Yogyakarta, – Satu tahun setelah dilantik, kinerja pemerintahan Presiden Prabowo Subianto dan Wakil Presiden Gibran Rakabuming Raka mendapat penilaian “tidak lulus” dari kalangan akademisi.
Dalam survei yang dirilis Pusat Studi Agama dan Demokrasi (PSAD) Universitas Islam Indonesia (UII), kabinet Prabowo–Gibran hanya memperoleh nilai 3 dari 10.
Survei yang dilakukan pada 25–26 Oktober 2025 itu melibatkan 66 responden dari kalangan akademisi, aktivis, dan masyarakat sipil.
Menurut PSAD–UII, rapor merah ini menunjukkan kekecewaan mendalam terhadap arah kebijakan pemerintahan baru yang dianggap semakin menjauh dari semangat demokrasi dan akuntabilitas publik.
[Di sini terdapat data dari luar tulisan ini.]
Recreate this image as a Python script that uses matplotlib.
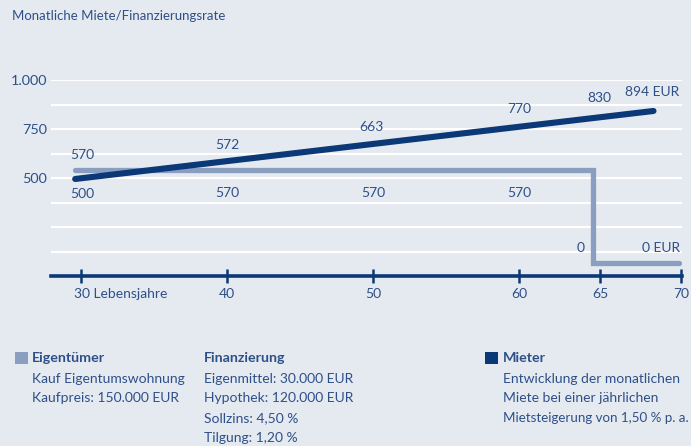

Empat Aspek dengan Penurunan Tajam
- Kebebasan Berekspresi – Ruang publik untuk kritik dan perbedaan pendapat dinilai semakin menyempit.
- Penegakan Hukum – Independensi lembaga hukum dianggap lemah dan sering tunduk pada kepentingan politik.
- Perlindungan HAM – Pemerintah dinilai abai dalam menangani pelanggaran HAM dan konflik sipil.
- Partisipasi Publik – Keterlibatan warga dalam pengambilan keputusan dan kebijakan publik menurun drastis.

Evaluasi Akademik dan Respons Publik
Dalam diskusi daring bertajuk “Satu Tahun Pemerintahan Prabowo–Gibran” di kanal YouTube PSAD UII, para akademisi menegaskan bahwa hasil survei ini bukan bentuk oposisi, melainkan evaluasi moral akademik untuk memastikan demokrasi tetap berjalan dalam koridor konstitusi.
“Penilaian ini adalah bentuk tanggung jawab moral akademisi terhadap perjalanan bangsa. Demokrasi harus terus dikawal, bukan diserahkan sepenuhnya pada kekuasaan,” ujar Dr. Syaiful Mujani, peneliti PSAD–UII.
Laporan tersebut juga menyoroti fenomena meningkatnya politik simbolik dan populisme digital, di mana komunikasi publik pemerintahan lebih menonjolkan pencitraan ketimbang kebijakan substantif.
PSAD–UII menilai, jika pola ini terus berlanjut, maka demokrasi Indonesia berisiko tergelincir menjadi demokrasi prosedural tanpa kedalaman nilai.